No final de 2016, poucas semanas após a vitória de Trump sobre Hillary Clinton na eleição presidencial, o elenco de Hamilton aproveitou a presença do então vice-presidente eleito Mike Pence na plateia para fazer um apelo aos próximos administradores, pedindo que trabalhassem em nome de todos os americanos. Essa declaração gerou uma resposta agressiva de Trump, que no dia seguinte a chamou de “assédio” e exigiu um pedido de desculpas por parte do elenco do espetáculo. Após o espetáculo, o ator Brandon Victor Dixon, que interpretava Aaron Burr, agradeceu a presença de Pence e pediu que ele ouvisse a mensagem do elenco.

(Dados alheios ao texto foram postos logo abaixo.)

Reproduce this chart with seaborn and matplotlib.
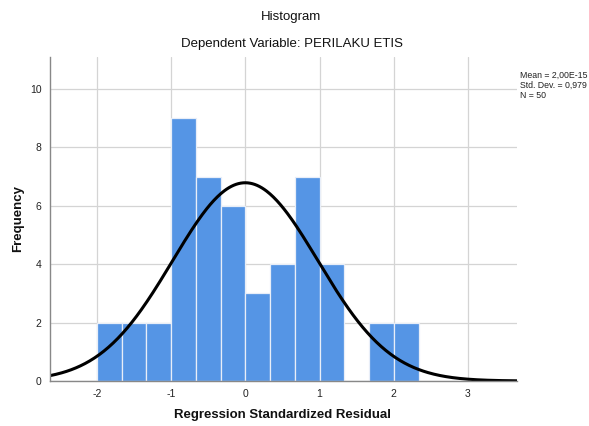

“Nós, senhor — nós — somos a América diversa que está alarmada e ansiosa que sua nova administração não nos protegerá, nosso planeta, nossas crianças, nossos pais, ou nos defenderá e defenderá nossos direitos inalienáveis”, ele disse. “Nós realmente esperamos que este show tenha inspirado você a defender nossos valores americanos e a trabalhar em nome de todos nós”, afirmou Brandon.
Em outros momentos, atores de “Hamilton” também se engajaram em manifestações de apoio aos migrantes, como em 2018 – se posicionando especialmente contra a separação de famílias em centros de detenção.
A partir deste 20 de janeiro, produções como Hamilton voltam a representar um contraponto ao discurso e práticas representadas pelo governo vigente nos Estados Unidos e defendidas por parte da sociedade – como a eleição de Trump mostra. No entanto, a julgar pelos atos ocorridos durante a gestão Trump 1, podem ser esperadas novas ações de contestação ao republicano e de defesa do papel dos imigrantes na economia e na história do país.
A luta pela inclusão e pelos direitos dos imigrantes continua. E a história mostra que as contribuições dos imigrantes são essenciais para a formação de um país e de uma sociedade mais fortes e justas.